Die näheren Umstände des Gesuches erhellen vier weitere Dokumente. Der erste Text ist das Begleitschreiben, mit dem der Rektor der Universität, Pfalzgraf Wolfgang bei Rhein, eine Abschrift von Karlstadts Gesuch an den Kurfürsten übersandte (KGK 020 (Textstelle)). Der Brief datiert auf Dienstag, den 12. Juni 1515, und schildert, dass Karlstadt zunächst um eine mündliche Vorsprache im Senat gebeten habe, die ihm am Samstag, 10. Juni, gewährt worden sei. Nachdem Karlstadt sein Anliegen vorgetragen hatte, wurde er von den Senatoren ersucht, seinen Antrag schriftlich einzureichen, was Karlstadt noch während der Senatssitzung ausführte. Daraus ergibt sich die Datierung von Karlstadts Gesuch auf den 10. Juni 1515.

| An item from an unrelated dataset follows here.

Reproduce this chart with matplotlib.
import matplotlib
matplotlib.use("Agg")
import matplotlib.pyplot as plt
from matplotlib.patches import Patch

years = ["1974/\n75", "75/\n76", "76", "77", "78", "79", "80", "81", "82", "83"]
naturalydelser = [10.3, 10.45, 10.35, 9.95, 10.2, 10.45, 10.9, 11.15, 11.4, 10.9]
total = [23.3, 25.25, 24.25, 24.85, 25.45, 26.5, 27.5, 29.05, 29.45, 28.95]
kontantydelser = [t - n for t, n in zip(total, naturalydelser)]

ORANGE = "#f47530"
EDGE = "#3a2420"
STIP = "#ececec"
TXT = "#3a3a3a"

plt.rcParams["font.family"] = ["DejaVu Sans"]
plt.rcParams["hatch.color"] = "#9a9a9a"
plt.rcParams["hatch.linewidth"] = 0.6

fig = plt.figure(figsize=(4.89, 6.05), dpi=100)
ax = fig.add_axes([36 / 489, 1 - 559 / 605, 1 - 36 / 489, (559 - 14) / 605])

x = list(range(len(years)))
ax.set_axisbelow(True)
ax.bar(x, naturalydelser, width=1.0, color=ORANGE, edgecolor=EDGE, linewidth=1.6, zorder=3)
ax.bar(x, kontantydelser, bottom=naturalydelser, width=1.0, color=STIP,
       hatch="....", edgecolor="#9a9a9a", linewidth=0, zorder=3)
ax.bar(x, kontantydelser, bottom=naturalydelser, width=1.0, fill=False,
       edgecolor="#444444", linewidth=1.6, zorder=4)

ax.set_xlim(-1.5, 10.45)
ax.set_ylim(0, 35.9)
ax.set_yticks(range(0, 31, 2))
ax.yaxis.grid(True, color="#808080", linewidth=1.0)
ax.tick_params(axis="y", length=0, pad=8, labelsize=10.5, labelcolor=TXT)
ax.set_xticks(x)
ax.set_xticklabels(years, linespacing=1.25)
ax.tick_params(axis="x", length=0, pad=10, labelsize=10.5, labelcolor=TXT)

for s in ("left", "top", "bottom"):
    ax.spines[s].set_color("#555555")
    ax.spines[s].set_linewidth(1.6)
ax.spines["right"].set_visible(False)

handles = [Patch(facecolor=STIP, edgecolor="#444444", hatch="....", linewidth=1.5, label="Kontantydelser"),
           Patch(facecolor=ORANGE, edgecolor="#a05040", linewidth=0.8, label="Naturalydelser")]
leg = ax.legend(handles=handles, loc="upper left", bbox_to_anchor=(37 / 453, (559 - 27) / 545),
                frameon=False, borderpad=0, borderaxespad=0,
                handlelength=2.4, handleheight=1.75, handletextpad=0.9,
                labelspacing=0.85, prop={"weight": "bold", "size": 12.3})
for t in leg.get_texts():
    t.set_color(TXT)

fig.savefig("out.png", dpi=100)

Der Brief des Rektors hält als Überlegungen der Universitätsvertreter während der anschließenden Diskussion fest: Das schriftliche Gesuch solle an den Kurfürsten mit der Bitte um Entscheidung weitergeleitet werden. Der für die Wallfahrt zu bewilligende Zeitraum solle sich auf maximal »vier monden von seynem auszcoge alhye«4 beschränken.5 Eine Überschreitung dieses Zeitraums habe zu einer Neubesetzung der betreffenden Stelle zu führen. Ein auswärtiges Studium sollte Karlstadt nicht gestattet werden, wobei ein Studium des weltlichen Rechts dem Priester Karlstadt durch das kanonische Recht verboten sei. Schließlich möge Karlstadt vereidigt werden, mit der Reise nichts »zu nachteil«6 der Universität und des Stifts zu betreiben.

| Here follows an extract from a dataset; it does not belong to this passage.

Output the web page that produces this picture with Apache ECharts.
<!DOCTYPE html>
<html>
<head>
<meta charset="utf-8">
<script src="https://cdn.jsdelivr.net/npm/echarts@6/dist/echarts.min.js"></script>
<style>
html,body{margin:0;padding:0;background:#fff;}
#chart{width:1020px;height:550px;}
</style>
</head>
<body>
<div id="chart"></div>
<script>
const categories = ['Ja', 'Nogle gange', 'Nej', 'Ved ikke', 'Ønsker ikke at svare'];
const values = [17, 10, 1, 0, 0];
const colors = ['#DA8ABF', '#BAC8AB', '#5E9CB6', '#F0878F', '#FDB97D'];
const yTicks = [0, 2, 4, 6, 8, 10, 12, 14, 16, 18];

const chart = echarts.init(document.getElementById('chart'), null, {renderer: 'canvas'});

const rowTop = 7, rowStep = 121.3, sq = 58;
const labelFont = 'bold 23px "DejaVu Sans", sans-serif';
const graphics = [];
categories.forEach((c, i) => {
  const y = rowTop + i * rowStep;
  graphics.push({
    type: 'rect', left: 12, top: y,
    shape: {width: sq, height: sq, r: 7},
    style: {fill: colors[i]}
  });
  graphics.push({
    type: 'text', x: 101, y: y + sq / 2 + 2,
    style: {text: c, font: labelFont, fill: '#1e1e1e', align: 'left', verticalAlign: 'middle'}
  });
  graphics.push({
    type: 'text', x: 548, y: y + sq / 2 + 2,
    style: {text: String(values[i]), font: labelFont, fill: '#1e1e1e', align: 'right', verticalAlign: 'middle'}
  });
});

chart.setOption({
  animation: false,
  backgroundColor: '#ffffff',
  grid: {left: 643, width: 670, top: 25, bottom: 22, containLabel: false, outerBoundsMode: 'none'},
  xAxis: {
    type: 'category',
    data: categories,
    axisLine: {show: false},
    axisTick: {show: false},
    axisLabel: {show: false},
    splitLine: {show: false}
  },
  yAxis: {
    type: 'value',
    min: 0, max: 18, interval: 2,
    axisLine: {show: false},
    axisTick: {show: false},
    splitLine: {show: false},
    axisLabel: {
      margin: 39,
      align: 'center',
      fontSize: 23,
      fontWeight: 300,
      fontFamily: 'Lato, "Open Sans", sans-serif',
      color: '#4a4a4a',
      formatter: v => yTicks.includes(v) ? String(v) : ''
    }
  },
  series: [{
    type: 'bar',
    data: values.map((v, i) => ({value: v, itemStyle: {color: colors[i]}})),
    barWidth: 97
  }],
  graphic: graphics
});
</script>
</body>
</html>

Der Kurfürst antwortete mit dem zweiten für die berührten Vorgänge einschlägigen Dokument bereits am Folgetag. Das Kanzleikonzept des Schreibens an Pfalzgraf Wolfgang bei Rhein (KGK 020 (Textstelle)) betont allgemein den Wunsch einer Präsenz der kirchlichen und akademischen Amtsträger. Den aus der Universität vorgetragenen Überlegungen schließt er sich an. Faktisch überließ der Kurfürst damit die Entscheidung dem Universitätssenat nach den von diesem formulierten Richtlinien.

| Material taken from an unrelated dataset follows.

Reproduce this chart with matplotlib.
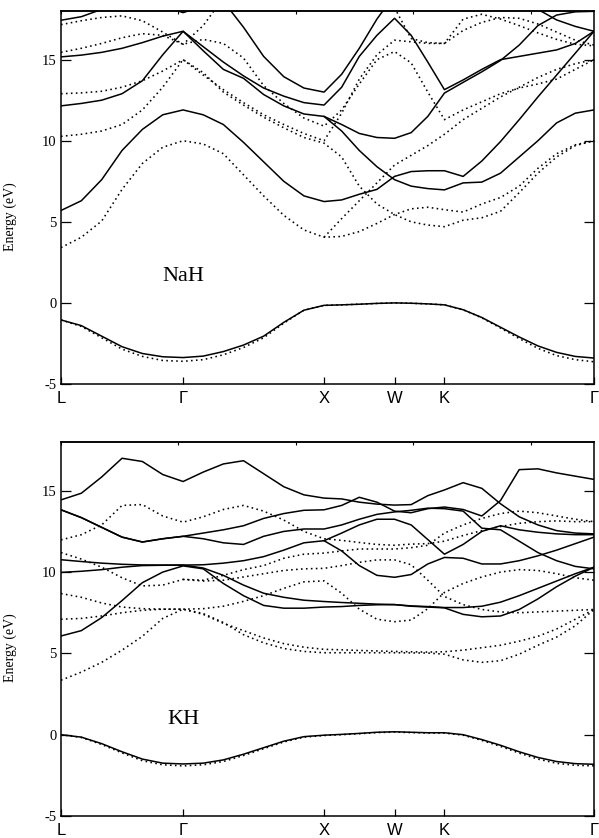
import numpy as np
import matplotlib
matplotlib.use('Agg')
import matplotlib.pyplot as plt

plt.rcParams['axes.unicode_minus'] = False
nan = np.nan

# k-path: L-Γ, Γ-X, X-W, W-K, K-Γ (lengths in 2π/a)
segment_lengths = [0.866, 1.0, 0.5, 0.354, 1.061]
segment_steps = [6, 7, 4, 3, 8]
kpoint_labels = ['L', 'Γ', 'X', 'W', 'K', 'Γ']
yticks = [-5, 0, 5, 10, 15]

# ---------------- NaH (top) ----------------
nah_val_solid = [-1.05, -1.4, -2.05, -2.7, -3.12, -3.32, -3.37,
                 -3.28, -3.0, -2.6, -2.05, -1.2, -0.45, -0.15,
                 -0.12, -0.08, -0.03, 0.0,
                 -0.02, -0.06, -0.12,
                 -0.42, -0.9, -1.5, -2.1, -2.65, -3.05, -3.3, -3.4]
nah_val_dot = [-1.05, -1.45, -2.15, -2.85, -3.3, -3.55, -3.6,
               -3.5, -3.2, -2.75, -2.15, -1.25, -0.45, -0.15,
               -0.12, -0.08, -0.03, 0.0,
               -0.02, -0.06, -0.12,
               -0.42, -0.92, -1.55, -2.2, -2.8, -3.25, -3.5, -3.63]
nah_s1 = [5.7, 6.3, 7.6, 9.4, 10.7, 11.6, 11.9,
          11.6, 11.0, 9.9, 8.7, 7.5, 6.6, 6.25,
          6.35, 6.7, 7.0, 7.8,
          8.1, 8.15, 8.15,
          7.8, 8.75, 9.95, 11.3, 12.7, 14.05, 15.4, 16.75]
nah_s2 = [12.15, 12.3, 12.5, 12.9, 13.7, 15.3, 16.75,
          15.55, 14.4, 13.85, 12.85, 12.15, 11.65, 11.5,
          10.6, 9.4, 8.4, 7.6,
          7.2, 7.05, 6.97,
          7.4, 7.45, 8.0, 9.0, 10.0, 11.1, 11.7, 11.9]
nah_s3 = [15.17, 15.28, 15.45, 15.7, 16.05, 16.45, 16.75,
          15.8, 14.85, 14.0, 13.25, 12.75, 12.35, 12.2,
          13.3, 15.2, 16.5, 17.55,
          16.5, 14.85, 13.15,
          13.75, 14.4, 15.0, 15.2, 15.4, 15.6, 16.0, 16.75]
nah_s4 = [nan, nan, nan, nan, nan, nan, 18.5,
          18.8, 18.6, 17.0, 15.2, 13.95, 13.25, 13.0,
          14.1, 15.7, 17.5, 19.0,
          19.5, 19.5, 19.5,
          19.3, 19.0, 18.8, 18.5, 18.1, 17.45, 17.05, 16.75]
nah_s5 = [nan, nan, nan, nan, nan, nan, nan,
          nan, nan, nan, nan, nan, nan, 11.5,
          11.0, 10.45, 10.2, 10.15,
          10.5, 11.5, 12.94,
          13.6, 14.25, 14.95, 15.9, 17.1, 17.75, 17.95, 17.98]
nah_s6 = [17.43, 17.65, 18.1, 18.5, 18.6, 18.3, 17.9,
          18.3, 18.8, nan, nan, nan, nan, nan,
          nan, nan, nan, nan,
          nan, nan, nan,
          nan, nan, nan, nan, nan, nan, nan, nan]
nah_d1 = [3.41, 4.05, 5.05, 7.0, 8.6, 9.6, 10.0,
          9.8, 9.2, 7.9, 6.6, 5.4, 4.5, 4.05,
          4.1, 4.4, 4.9, 5.45,
          5.8, 5.9, 5.75,
          5.6, 6.1, 6.5, 7.2, 8.3, 9.2, 9.75, 10.0]
nah_d2 = [10.27, 10.4, 10.6, 11.0, 11.9, 13.3, 15.0,
          14.2, 13.0, 12.2, 11.45, 10.8, 10.2, 9.85,
          9.0, 7.2, 6.1, 5.45,
          5.0, 4.8, 4.7,
          5.1, 5.25, 5.65, 6.8, 8.0, 9.0, 9.7, 10.0]
nah_d3 = [12.9, 12.95, 13.05, 13.3, 13.7, 14.3, 15.0,
          14.05, 13.15, 12.35, 11.6, 11.0, 10.45, 10.0,
          11.7, 13.8, 15.3, 16.2,
          16.1, 16.0, 16.0,
          17.5, 17.8, 17.5, 17.1, 16.65, 16.25, 15.95, 15.85]
nah_d4 = [15.45, 15.7, 16.0, 16.35, 16.6, 16.5, 15.95,
          16.25, 16.0, 15.1, 13.4, 12.3, 11.4, 10.9,
          11.9, 13.5, 15.0, 15.5,
          14.8, 13.0, 11.3,
          11.9, 12.4, 12.9, 13.25, 13.5, 13.8, 14.4, 15.0]
nah_d5 = [17.16, 17.4, 17.6, 17.7, 17.4, 16.7, 15.95,
          17.1, 18.8, nan, nan, nan, nan, nan,
          nan, nan, nan, nan,
          nan, nan, nan,
          nan, nan, nan, nan, nan, nan, nan, nan]
nah_d6 = [nan, nan, nan, nan, nan, nan, nan,
          nan, nan, nan, nan, nan, nan, nan,
          nan, nan, 19.0, 18.2,
          16.3, 16.05, 16.0,
          16.8, 17.3, 17.6, 17.55, 17.2, 16.7, 16.2, 15.9]
nah_d7 = [nan, nan, nan, nan, nan, nan, nan,
          nan, nan, nan, nan, nan, nan, 4.05,
          5.2, 6.3, 7.4, 8.5,
          9.1, 9.7, 10.4,
          11.3, 12.0, 12.7, 13.3, 13.9, 14.4, 14.75, 15.0]

# ---------------- KH (bottom) ----------------
kh_val_solid = [0.0, -0.15, -0.55, -1.05, -1.5, -1.75, -1.8,
                -1.75, -1.55, -1.2, -0.8, -0.4, -0.12, -0.03,
                0.02, 0.08, 0.15, 0.18,
                0.15, 0.12, 0.12,
                0.0, -0.3, -0.65, -1.05, -1.4, -1.65, -1.78, -1.82]
kh_val_dot = [0.0, -0.17, -0.6, -1.12, -1.6, -1.85, -1.92,
              -1.85, -1.65, -1.28, -0.86, -0.45, -0.15, -0.05,
              0.0, 0.06, 0.13, 0.16,
              0.13, 0.1, 0.1,
              -0.03, -0.35, -0.72, -1.13, -1.5, -1.76, -1.88, -1.92]
kh_s1 = [14.44, 14.85, 15.85, 17.0, 16.8, 16.0, 15.57,
         16.15, 16.65, 16.85, 16.05, 15.25, 14.75, 14.55,
         14.5, 14.3, 14.18, 14.12,
         14.15, 14.7, 15.05,
         15.5, 15.15, 14.2, 13.4, 12.9, 12.55, 12.4, 12.35]
kh_s2 = [13.83, 13.35, 12.75, 12.15, 11.85, 12.05, 12.2,
         12.4, 12.6, 12.85, 13.3, 13.6, 13.8, 13.83,
         14.1, 14.6, 14.3, 13.75,
         13.65, 13.9, 14.0,
         13.85, 13.45, 14.4, 16.3, 16.35, 16.1, 15.9, 15.7]
kh_s3 = [13.83, 13.35, 12.75, 12.15, 11.85, 12.05, 12.2,
         12.05, 11.8, 11.7, 12.2, 12.5, 12.65, 12.65,
         12.9, 13.25, 13.55, 13.7,
         13.8, 13.93, 13.9,
         13.75, 12.7, 12.6, 11.9, 11.2, 10.7, 10.35, 10.2]
kh_s4 = [10.76, 10.65, 10.55, 10.48, 10.44, 10.43, 10.43,
         10.45, 10.55, 10.7, 10.95, 11.35, 11.8, 11.93,
         11.3, 10.4, 9.8, 9.68,
         9.85, 10.5, 10.9,
         10.85, 10.5, 10.5, 10.7, 11.0, 11.35, 11.75, 12.15]
kh_s5 = [9.98, 10.05, 10.15, 10.3, 10.4, 10.42, 10.43,
         10.25, 9.8, 9.2, 8.7, 8.45, 8.27, 8.19,
         8.13, 8.08, 8.03, 8.0,
         7.92, 7.88, 7.82,
         7.82, 7.9, 8.15, 8.55, 9.0, 9.45, 9.9, 10.3]
kh_s6 = [6.07, 6.4, 7.2, 8.25, 9.35, 10.0, 10.38,
         10.2, 9.3, 8.55, 7.95, 7.78, 7.78, 7.85,
         7.88, 7.95, 7.99, 8.0,
         7.9, 7.85, 7.8,
         7.4, 7.25, 7.3, 7.7, 8.35, 9.1, 9.75, 10.3]
kh_s7 = [nan, nan, nan, nan, nan, nan, nan,
         nan, nan, nan, nan, nan, nan, 11.93,
         12.4, 12.9, 13.25, 13.25,
         12.9, 12.0, 11.1,
         11.7, 12.5, 12.85, 12.6, 12.45, 12.35, 12.3, 12.3]
kh_d1 = [3.35, 3.85, 4.45, 5.2, 6.05, 7.15, 7.72,
         7.4, 6.85, 6.4, 5.95, 5.6, 5.38, 5.25,
         5.22, 5.18, 5.15, 5.12,
         5.1, 5.08, 5.1,
         5.2, 5.35, 5.5, 5.75, 6.05, 6.5, 7.1, 7.7]
kh_d2 = [7.1, 7.15, 7.3, 7.5, 7.65, 7.72, 7.72,
         7.45, 6.9, 6.15, 5.65, 5.3, 5.12, 5.04,
         5.04, 5.04, 5.04, 5.04,
         5.03, 5.02, 4.95,
         4.6, 4.45, 4.55, 4.95, 5.5, 6.0, 6.7, 7.7]
kh_d3 = [8.68, 8.45, 8.1, 7.85, 7.75, 7.72, 7.72,
         7.75, 7.9, 8.2, 8.55, 9.0, 9.4, 9.46,
         8.7, 7.72, 7.1, 6.95,
         7.05, 7.75, 8.75,
         9.3, 9.7, 10.0, 10.15, 10.1, 9.9, 9.65, 9.5]
kh_d4 = [11.2, 10.8, 10.3, 9.65, 9.15, 9.2, 9.55,
         9.5, 9.8, 10.15, 10.4, 10.85, 11.1, 11.17,
         11.3, 11.42, 11.42, 11.42,
         11.5, 11.65, 12.4,
         12.9, 13.3, 13.6, 13.75, 13.65, 13.45, 13.25, 13.1]
kh_d5 = [nan, nan, nan, nan, nan, nan, 9.55,
         9.45, 9.5, 9.7, 9.9, 10.1, 10.2, 10.23,
         10.4, 10.6, 10.75, 10.75,
         10.45, 9.5, 8.5,
         8.0, 7.7, 7.55, 7.5, 7.55, 7.6, 7.65, 7.7]
kh_d6 = [11.98, 12.3, 12.9, 14.1, 14.15, 13.45, 13.07,
         13.4, 13.85, 14.1, 13.75, 13.2, 12.5, 12.05,
         11.95, 11.82, 11.7, 11.65,
         11.72, 11.75, 11.9,
         12.25, 12.55, 12.8, 13.0, 13.1, 13.15, 13.1, 13.1]

panels = [
    dict(name='NaH', label_y=1.64,
         solid=[nah_val_solid, nah_s1, nah_s2, nah_s3, nah_s4, nah_s5, nah_s6],
         dotted=[nah_val_dot, nah_d1, nah_d2, nah_d3, nah_d4, nah_d5, nah_d6, nah_d7]),
    dict(name='KH', label_y=0.93,
         solid=[kh_val_solid, kh_s1, kh_s2, kh_s3, kh_s4, kh_s5, kh_s6, kh_s7],
         dotted=[kh_val_dot, kh_d1, kh_d2, kh_d3, kh_d4, kh_d5, kh_d6]),
]

# build k grid
k_nodes = np.concatenate([[0.0], np.cumsum(segment_lengths)])
k = [0.0]
for a, b, n in zip(k_nodes[:-1], k_nodes[1:], segment_steps):
    k.extend(np.linspace(a, b, n + 1)[1:])
k = np.array(k)

W, H = 599, 838
fig = plt.figure(figsize=(W / 100, H / 100), dpi=100)
axes_px = [(61, 11, 594, 384), (61, 442, 594, 816)]

serif = 'Liberation Serif'
sans = 'Liberation Sans'

for (x0, y0, x1, y1), p in zip(axes_px, panels):
    ax = fig.add_axes([x0 / W, 1 - y1 / H, (x1 - x0) / W, (y1 - y0) / H])
    for band in p['solid']:
        ax.plot(k, np.array(band, dtype=float), color='black', lw=1.1,
                solid_joinstyle='round')
    for band in p['dotted']:
        ax.plot(k, np.array(band, dtype=float), color='black', lw=1.15,
                linestyle=(0, (1, 2.1)))
    ax.set_xlim(k_nodes[0], k_nodes[-1])
    ax.set_ylim(-5, 18)
    ax.set_yticks(yticks)
    ax.set_yticklabels([str(t) for t in yticks], fontfamily=serif, fontsize=10.5)
    ax.set_xticks(k_nodes)
    ax.set_xticklabels(kpoint_labels, fontfamily=sans, fontsize=12)
    ax.tick_params(axis='y', direction='in', length=7.5, width=0.9,
                   right=True, left=True, pad=3)
    ax.tick_params(axis='x', direction='in', length=5, width=0.9,
                   top=False, pad=5)
    sec = ax.secondary_xaxis('top')
    sec.set_xticks(np.arange(0, k_nodes[-1] + 1e-6, 0.8333))
    sec.tick_params(direction='in', length=2.5, width=0.8, labeltop=False)
    for s in sec.spines.values():
        s.set_linewidth(1.1)
    for s in ax.spines.values():
        s.set_linewidth(1.1)
    ax.set_ylabel('Energy (eV)', fontfamily=serif, fontsize=10)
    ax.yaxis.set_label_coords(-0.083, 0.45)
    ax.text(k_nodes[1], p['label_y'], p['name'], ha='center', va='center',
            fontfamily=serif, fontsize=16)

fig.savefig('out.png', dpi=100)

Das in chronologischer Folge dritte Dokument, das auf diese Vorgänge der Antragsstellung und Bewilligung eingeht, ist ein Bericht aus dem Kapitel, der vor dem 16. Januar 1516 zu datieren ist (KGK 024 (Textstelle)). Er schildert Karlstadts Mietzinsstreitigkeitenmit dem Wittenberger Schosser, der zu einem für Karlstadt bindenden Urteil geführt habe, dem Karlstadt den Gehorsam verweigert habe. Die Veranlassung zur Romreise rückt damit in den Deutungshorizont einer vorsätzlichen Ausflucht und Verschleierung der eigentlichen Interessen Karlstadts. Der Bericht hält fest, dass der Kurfürst aufgrund der institutionellen Implikationen mit dem Vorschlag angeschrieben worden sei, Karlstadt »vier monde« unter der Auflage zu gewähren, »nichts nachteiliges« gegen Universität und Stift einschließlich ihres Personals zu bewegen.7 In seiner Antwort an die Universität habe der Kurfürst diesem Vorgehen zugestimmt, weshalb Karlstadt dies als Beschluss kommuniziert worden sei. Dieser habe sich jedoch nicht gefügt und Vertretungsmodalitäten forcieren wollen, die nicht den Gepflogenheiten der »ordnung der kirchen und Bebstlichen Bullen« entsprochen hätten.8 Laut Gerüchten sei Karlstadt sodann persönlich am kurfürstlichen Hof vorstellig geworden und habe einen längeren Urlaub zugesagt bekommen.9 Das Kapitel habe dazu auf Grund der Annahme geschwiegen, dass dies zutreffe. Das genaue Abreisedatum Karlstadts blieb dem Kapitel unbekannt. Es geht davon aus, dass Karlstadt sich zunächst aus Wittenberg entfernt habe, aber »im lande gebliben« sei, bevor er nach Rom aufbrach.10
Das vierte in diesen Zusammenhang einzubeziehende Dokument ist das erste Schreiben des Kurfürsten an Karlstadt während dessen Aufenthalt in Rom (KGK 024). Das kurfürstliche Schreiben beschränkt sich am 16. Januar 1516 in einem Referat der Ereignisse auf eine anfängliche Anfrage Karlstadts beim Kurfürsten, der seinerseits angewiesen habe, das Gesuch »an dy universitet unnd das Capittel gegen wittenbergk« zu richten.11 Ungeachtet der Frage, ob Karlstadt eine eigene Anfrage an den Kurfürsten vor dem Gesuch im Senat formuliert haben könnte, ist eindeutig, dass es zu keiner weiteren Absprache zwischen Karlstadt und dem Kurfürsten kam. Das kurfürstliche Reskript bietet keinen Hinweis auf eine mündliche Vorsprache Karlstadts in Torgau. Hinter den betreffenden Ausführungen des Kapitels stehen somit Vermutungen, die auch nur als solche von dem Kapitel vorgetragen worden waren.